_Information provided_
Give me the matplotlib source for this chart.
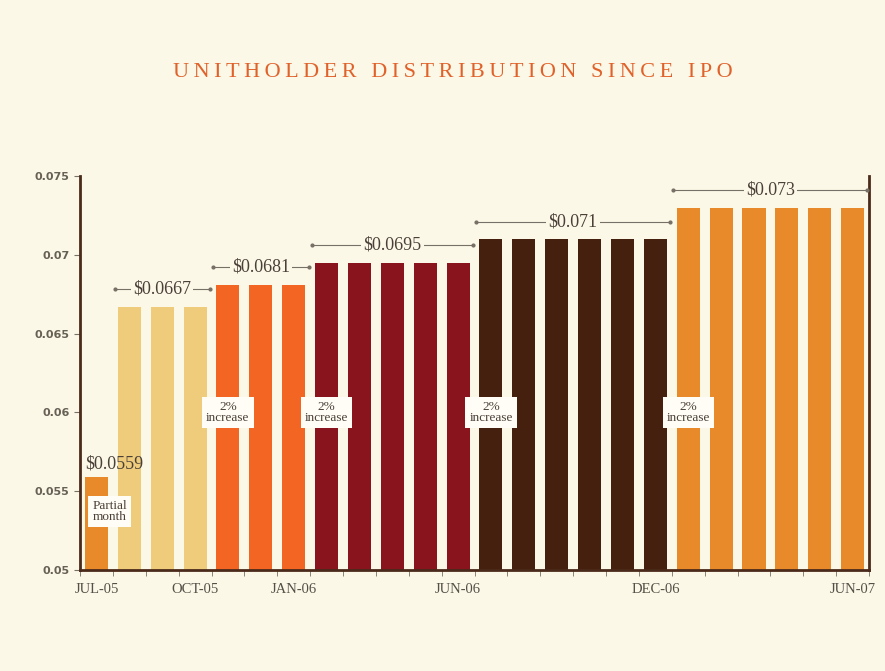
import matplotlib.pyplot as plt
import numpy as np

# monthly distribution per unit, Jul-05 .. Jun-07
values = [0.0559,
          0.0667, 0.0667, 0.0667,
          0.0681, 0.0681, 0.0681,
          0.0695, 0.0695, 0.0695, 0.0695, 0.0695,
          0.071, 0.071, 0.071, 0.071, 0.071, 0.071,
          0.073, 0.073, 0.073, 0.073, 0.073, 0.073]
groups = [0, 1, 1, 1, 2, 2, 2, 3, 3, 3, 3, 3, 4, 4, 4, 4, 4, 4, 5, 5, 5, 5, 5, 5]
tick_pos = [0, 3, 6, 11, 17, 23]
tick_labels = ["JUL-05", "OCT-05", "JAN-06", "JUN-06", "DEC-06", "JUN-07"]
# bracket labels: (first bar, last bar, text)
brackets = [(1, 3, "$0.0667"), (4, 6, "$0.0681"), (7, 11, "$0.0695"),
            (12, 17, "$0.071"), (18, 23, "$0.073")]
increase_at = [4, 7, 12, 18]
title = "UNITHOLDER DISTRIBUTION SINCE IPO"

bg = "#FCF8E8"
colors = ["#E8892A", "#EFCC7C", "#F26522", "#8A141E", "#45200F", "#E8892A"]
serif = ["Liberation Serif", "DejaVu Serif"]
ink = "#4A4038"

fig = plt.figure(figsize=(8.85, 6.71), dpi=100, facecolor=bg)
ax = fig.add_axes([0.0904, 0.1505, 0.8916, 0.5872], facecolor=bg)

x = np.arange(len(values))
ax.bar(x, [v - 0.05 for v in values], bottom=0.05, width=0.7,
       color=[colors[g] for g in groups], zorder=2)

ax.set_xlim(-0.5, len(values) - 0.5)
ax.set_ylim(0.05, 0.075)
ax.set_yticks([0.05, 0.055, 0.06, 0.065, 0.07, 0.075])
ax.set_yticklabels(["0.05", "0.055", "0.06", "0.065", "0.07", "0.075"],
                   fontsize=8, color="#666055", fontweight="bold")
ax.set_xticks(np.arange(len(values) + 1) - 0.5, minor=True)
ax.set_xticks(tick_pos)
ax.set_xticklabels(tick_labels, fontsize=10.5, color="#555046", family=serif)
ax.tick_params(axis="x", which="major", length=0, pad=9)
ax.tick_params(axis="x", which="minor", length=4, color="#777066", direction="out")
ax.tick_params(axis="y", length=4, color="#777066", direction="out")

ax.spines["top"].set_visible(False)
for s in ["left", "right", "bottom"]:
    ax.spines[s].set_color("#4A2A1A")
    ax.spines[s].set_linewidth(2)

# price brackets
for a, b, txt in brackets:
    yb = values[a] + 0.0011
    ax.plot([a - 0.45, b + 0.45], [yb, yb], color="#777066", lw=0.8,
            marker="o", markersize=2, zorder=3)
    ax.text((a + b) / 2, yb, txt, ha="center", va="center", fontsize=13,
            color=ink, family=serif, zorder=4,
            bbox=dict(boxstyle="square,pad=0.12", fc=bg, ec="none"))

ax.text(-0.33, values[0] + 0.0003, "$0.0559", ha="left", va="bottom",
        fontsize=13, color=ink, family=serif, zorder=4)
ax.text(0.4, 0.0537, "Partial\nmonth", ha="center", va="center", fontsize=9.5,
        color=ink, family=serif, linespacing=0.95, zorder=4,
        bbox=dict(boxstyle="square,pad=0.3", fc="#FFFDF5", ec="none"))

for i in increase_at:
    ax.text(i, 0.06, "2%\nincrease", ha="center", va="center", fontsize=9.5,
            color=ink, family=serif, linespacing=0.95, zorder=4,
            bbox=dict(boxstyle="square,pad=0.3", fc="#FFFDF5", ec="none"))

fig.text(0.512, 0.892, "\u2009".join(title), ha="center",
         va="center", fontsize=16, color="#E0622A", family=serif)

fig.savefig("out.png", dpi=100, facecolor=bg)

_Task prompt_
Exclude the pictures. Write out the remaining data exactly.

_Response to this exercise_
Give me the matplotlib source for this chart.
import matplotlib.pyplot as plt
import numpy as np

# monthly distribution per unit, Jul-05 .. Jun-07
values = [0.0559,
          0.0667, 0.0667, 0.0667,
          0.0681, 0.0681, 0.0681,
          0.0695, 0.0695, 0.0695, 0.0695, 0.0695,
          0.071, 0.071, 0.071, 0.071, 0.071, 0.071,
          0.073, 0.073, 0.073, 0.073, 0.073, 0.073]
groups = [0, 1, 1, 1, 2, 2, 2, 3, 3, 3, 3, 3, 4, 4, 4, 4, 4, 4, 5, 5, 5, 5, 5, 5]
tick_pos = [0, 3, 6, 11, 17, 23]
tick_labels = ["JUL-05", "OCT-05", "JAN-06", "JUN-06", "DEC-06", "JUN-07"]
# bracket labels: (first bar, last bar, text)
brackets = [(1, 3, "$0.0667"), (4, 6, "$0.0681"), (7, 11, "$0.0695"),
            (12, 17, "$0.071"), (18, 23, "$0.073")]
increase_at = [4, 7, 12, 18]
title = "UNITHOLDER DISTRIBUTION SINCE IPO"

bg = "#FCF8E8"
colors = ["#E8892A", "#EFCC7C", "#F26522", "#8A141E", "#45200F", "#E8892A"]
serif = ["Liberation Serif", "DejaVu Serif"]
ink = "#4A4038"

fig = plt.figure(figsize=(8.85, 6.71), dpi=100, facecolor=bg)
ax = fig.add_axes([0.0904, 0.1505, 0.8916, 0.5872], facecolor=bg)

x = np.arange(len(values))
ax.bar(x, [v - 0.05 for v in values], bottom=0.05, width=0.7,
       color=[colors[g] for g in groups], zorder=2)

ax.set_xlim(-0.5, len(values) - 0.5)
ax.set_ylim(0.05, 0.075)
ax.set_yticks([0.05, 0.055, 0.06, 0.065, 0.07, 0.075])
ax.set_yticklabels(["0.05", "0.055", "0.06", "0.065", "0.07", "0.075"],
                   fontsize=8, color="#666055", fontweight="bold")
ax.set_xticks(np.arange(len(values) + 1) - 0.5, minor=True)
ax.set_xticks(tick_pos)
ax.set_xticklabels(tick_labels, fontsize=10.5, color="#555046", family=serif)
ax.tick_params(axis="x", which="major", length=0, pad=9)
ax.tick_params(axis="x", which="minor", length=4, color="#777066", direction="out")
ax.tick_params(axis="y", length=4, color="#777066", direction="out")

ax.spines["top"].set_visible(False)
for s in ["left", "right", "bottom"]:
    ax.spines[s].set_color("#4A2A1A")
    ax.spines[s].set_linewidth(2)

# price brackets
for a, b, txt in brackets:
    yb = values[a] + 0.0011
    ax.plot([a - 0.45, b + 0.45], [yb, yb], color="#777066", lw=0.8,
            marker="o", markersize=2, zorder=3)
    ax.text((a + b) / 2, yb, txt, ha="center", va="center", fontsize=13,
            color=ink, family=serif, zorder=4,
            bbox=dict(boxstyle="square,pad=0.12", fc=bg, ec="none"))

ax.text(-0.33, values[0] + 0.0003, "$0.0559", ha="left", va="bottom",
        fontsize=13, color=ink, family=serif, zorder=4)
ax.text(0.4, 0.0537, "Partial\nmonth", ha="center", va="center", fontsize=9.5,
        color=ink, family=serif, linespacing=0.95, zorder=4,
        bbox=dict(boxstyle="square,pad=0.3", fc="#FFFDF5", ec="none"))

for i in increase_at:
    ax.text(i, 0.06, "2%\nincrease", ha="center", va="center", fontsize=9.5,
            color=ink, family=serif, linespacing=0.95, zorder=4,
            bbox=dict(boxstyle="square,pad=0.3", fc="#FFFDF5", ec="none"))

fig.text(0.512, 0.892, "\u2009".join(title), ha="center",
         va="center", fontsize=16, color="#E0622A", family=serif)

fig.savefig("out.png", dpi=100, facecolor=bg)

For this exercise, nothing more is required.